The loneliness of signs. Fire exit signs, arrows, no smoking signs - modern humanity is surrounded by pictograms. In contemporary art, the occupation with pictogrammatic symbols provoked the desire for new means of communication between artists and viewers.

Already at the beginning of the twentieth century, artists made significant contributions to the reanimation of a system of signs that was considered to be rigid and lifeless. In 1904, Wassily Kandinsky claimed to use art in order to develop a language that was more effective than Esperanto.



Hilma af Klint created a cosmos of impressive abstract forms, which only "insiders" are able to interpreted. Using human figures, El Lissitzky and Alexander Rodtschenko developed pictograms, which are meant to be decipherable for workers and children alike, at the service of a new society. In the twenties, Gerd Arntz and Otto Neurath employed pictograms to illustrate abstract relations, for example the visualization of population statistics. Here, the fields of applied arts and fine arts are often inextricably linked to each other.

In contemporary art, the occupation with pictogrammatic symbols by artists such as Lars Arrhenius, Von Brandis or migrantas project has become an important and very topical theme. Now these artistic pictograms will be on display in a completely different context and therefore gaining yet another meaning and depth.

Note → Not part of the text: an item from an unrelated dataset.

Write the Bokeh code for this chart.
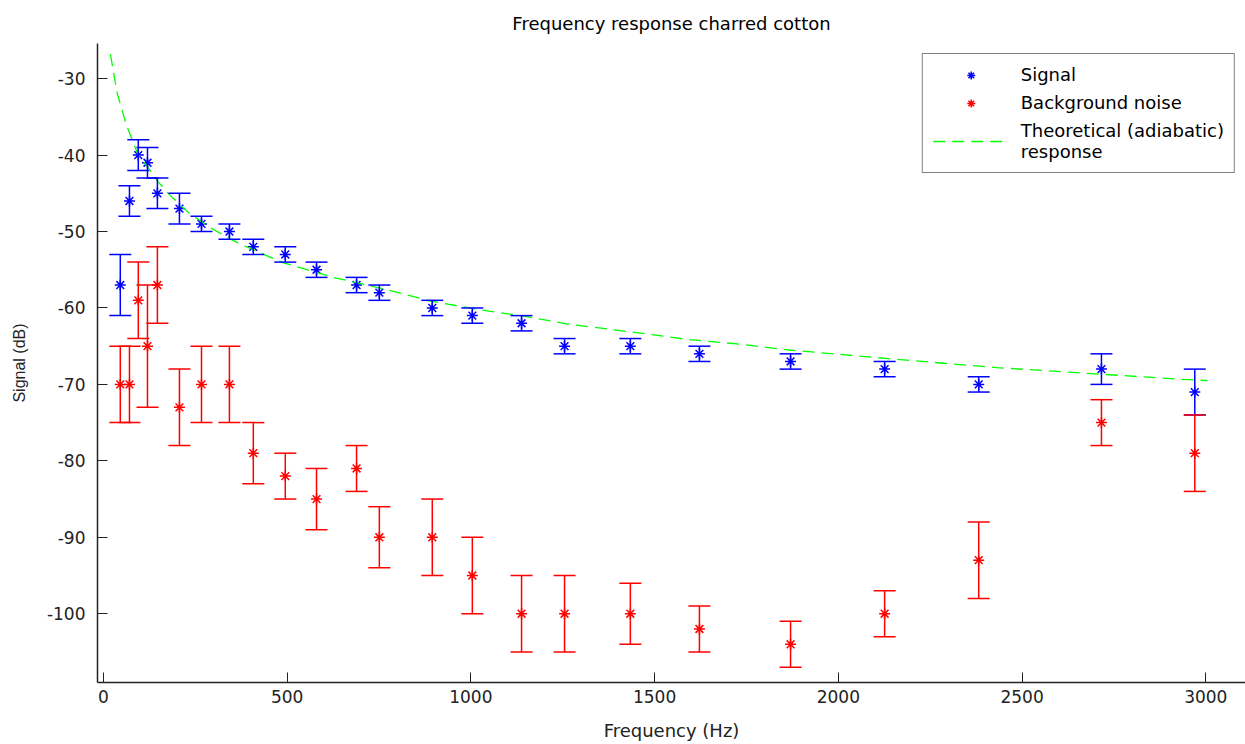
from bokeh.plotting import figure
from bokeh.models import (ColumnDataSource, Whisker, TeeHead, Legend, LegendItem,
                          Range1d, FixedTicker)
from bokeh.embed import file_html
from bokeh.resources import INLINE

# ---- data ----
freq = [46, 71, 95, 120, 147, 207, 267, 343, 408, 495, 580, 689, 751, 895,
        1004, 1138, 1255, 1434, 1622, 1870, 2126, 2382, 2716, 2970]
signal = [-57, -46, -40, -41, -45, -47, -49, -50, -52, -53, -55, -57, -58, -60,
          -61, -62, -65, -65, -66, -67, -68, -70, -68, -71]
signal_err = [4, 2, 2, 2, 2, 2, 1, 1, 1, 1, 1, 1, 1, 1,
              1, 1, 1, 1, 1, 1, 1, 1, 2, 3]
noise = [-70, -70, -59, -65, -57, -73, -70, -70, -79, -82, -85, -81, -90, -90,
         -95, -100, -100, -100, -102, -104, -100, -93, -75, -79]
noise_err = [5, 5, 5, 8, 5, 5, 5, 5, 4, 3, 4, 3, 4, 5,
             5, 5, 5, 4, 3, 3, 3, 5, 3, 5]
theory_freq = [19, 26, 37, 49, 58, 67, 93, 120, 147, 162, 182, 231, 291, 354,
               427, 490, 626, 762, 890, 1007, 1135, 1263, 1462, 1587, 1723,
               1867, 2129, 2431, 2629, 2921, 3005]
theory_db = [-26.8, -28.7, -31.8, -33.8, -35.3, -36.6, -39.8, -41.5, -43.4,
             -44.2, -45.3, -47.5, -49.5, -51.2, -52.8, -54.1, -56.0, -57.5,
             -59.1, -60.1, -61.0, -62.1, -63.3, -64.1, -64.7, -65.5, -66.6,
             -67.8, -68.4, -69.3, -69.5]
x_ticks = [0, 500, 1000, 1500, 2000, 2500, 3000]
y_ticks = [-100, -90, -80, -70, -60, -50, -40, -30]

FONT = "DejaVu Sans"

p = figure(width=1245, height=744, output_backend="svg", toolbar_location=None,
           x_range=Range1d(-16, 3108), y_range=Range1d(-109, -25.4),
           min_border_left=97, min_border_right=0, min_border_top=43,
           min_border_bottom=62, title="Frequency response charred cotton")
p.outline_line_color = None
p.grid.visible = False
p.background_fill_color = "white"
p.border_fill_color = "white"

p.title.align = "center"
p.title.text_font = FONT
p.title.text_font_size = "18px"
p.title.text_font_style = "normal"
p.title.text_color = "black"
p.title.standoff = 19

for ax in (p.xaxis[0], p.yaxis[0]):
    ax.axis_line_color = "#222222"
    ax.axis_line_width = 1.5
    ax.major_tick_line_color = "#222222"
    ax.major_tick_in = 10
    ax.major_tick_out = 0
    ax.minor_tick_line_color = None
    ax.major_label_text_font = FONT
    ax.major_label_text_font_size = "17px"
    ax.major_label_text_color = "#222222"
    ax.axis_label_text_font_style = "normal"
    ax.axis_label_text_color = "#222222"

p.xaxis.axis_label_text_font = FONT
p.xaxis.axis_label_text_font_size = "18px"
p.yaxis.axis_label_text_font = "Liberation Sans"
p.yaxis.axis_label_text_font_size = "16px"

p.xaxis.ticker = FixedTicker(ticks=x_ticks)
p.yaxis.ticker = FixedTicker(ticks=y_ticks)
p.xaxis.major_label_overrides = {t: str(t) for t in x_ticks}
p.yaxis.major_label_overrides = {t: str(t) for t in y_ticks}
p.xaxis.axis_label = "Frequency (Hz)"
p.yaxis.axis_label = "Signal (dB)"
p.xaxis.major_label_standoff = 7
p.yaxis.major_label_standoff = 12
p.xaxis.axis_label_standoff = 14
p.yaxis.axis_label_standoff = 16

sig_src = ColumnDataSource(dict(
    f=freq, v=signal,
    u=[a + b for a, b in zip(signal, signal_err)],
    l=[a - b for a, b in zip(signal, signal_err)]))
noi_src = ColumnDataSource(dict(
    f=freq, v=noise,
    u=[a + b for a, b in zip(noise, noise_err)],
    l=[a - b for a, b in zip(noise, noise_err)]))

BLUE = "#0000FF"
RED = "#FF0000"
GREEN = "#00FF00"

for src, col in ((sig_src, BLUE), (noi_src, RED)):
    w = Whisker(source=src, base="f", upper="u", lower="l", dimension="height",
                line_color=col, line_width=1.5, level="glyph",
                upper_head=TeeHead(size=22, line_color=col, line_width=1.5),
                lower_head=TeeHead(size=22, line_color=col, line_width=1.5))
    p.add_layout(w)

r_sig = p.scatter("f", "v", source=sig_src, marker="asterisk", size=11,
                  line_color=BLUE, line_width=1.5)
r_noi = p.scatter("f", "v", source=noi_src, marker="asterisk", size=11,
                  line_color=RED, line_width=1.5)
r_th = p.line(theory_freq, theory_db, line_color=GREEN, line_width=1.3,
              line_dash="12 7")

legend = Legend(items=[
    LegendItem(label="Signal", renderers=[r_sig]),
    LegendItem(label="Background noise", renderers=[r_noi]),
    LegendItem(label="Theoretical (adiabatic)\nresponse", renderers=[r_th]),
], location="top_right")
legend.label_text_font = FONT
legend.label_text_font_size = "18px"
legend.label_text_line_height = 1.5
legend.label_text_color = "black"
legend.border_line_color = "black"
legend.border_line_width = 1.2
legend.background_fill_color = "white"
legend.background_fill_alpha = 1
legend.margin = 10
legend.padding = 10
legend.glyph_width = 76
legend.label_standoff = 12
legend.label_height = 18
legend.spacing = 7
p.add_layout(legend)

open("out.html", "w").write(file_html(p, INLINE))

Pictogram is based on a system of categorizing experience, a spectrum that ranges from pure subjectivity to pure objectivity. Through this system we explore the ways that we represent, navigate and reinforce our individual and collective perspectives on reality. It may be added as a closer explanation of the signs that the depicted head represents the individual human-being with his view of the world.

In a sense, the square with the enclosed circle shows, as if through a magnifying glass, the section which we always see when we view the world individually. Each takes his own section as a representative symbol of the world, a fact pregnantly expressed in the next picture, the framed world. The entire world now fills the circular form which represents the sign in the symbol of the sign.


This development of our perception from the individual to the detail is responded to by the depiction of the unframed world before a blue background as an expression of Utopia, the world seen in its entirety and in unity, without limitations.

Finally, the four circular forms in their symmetrical arrangement symbolize the appropriation of the world based on concepts of order, our division into elements and systems.

The figure four stands for the four elements of fire, water, earth and air, also for the four points of the compass, the four seasons - indeed, it stands for the inner ordering of the world as such.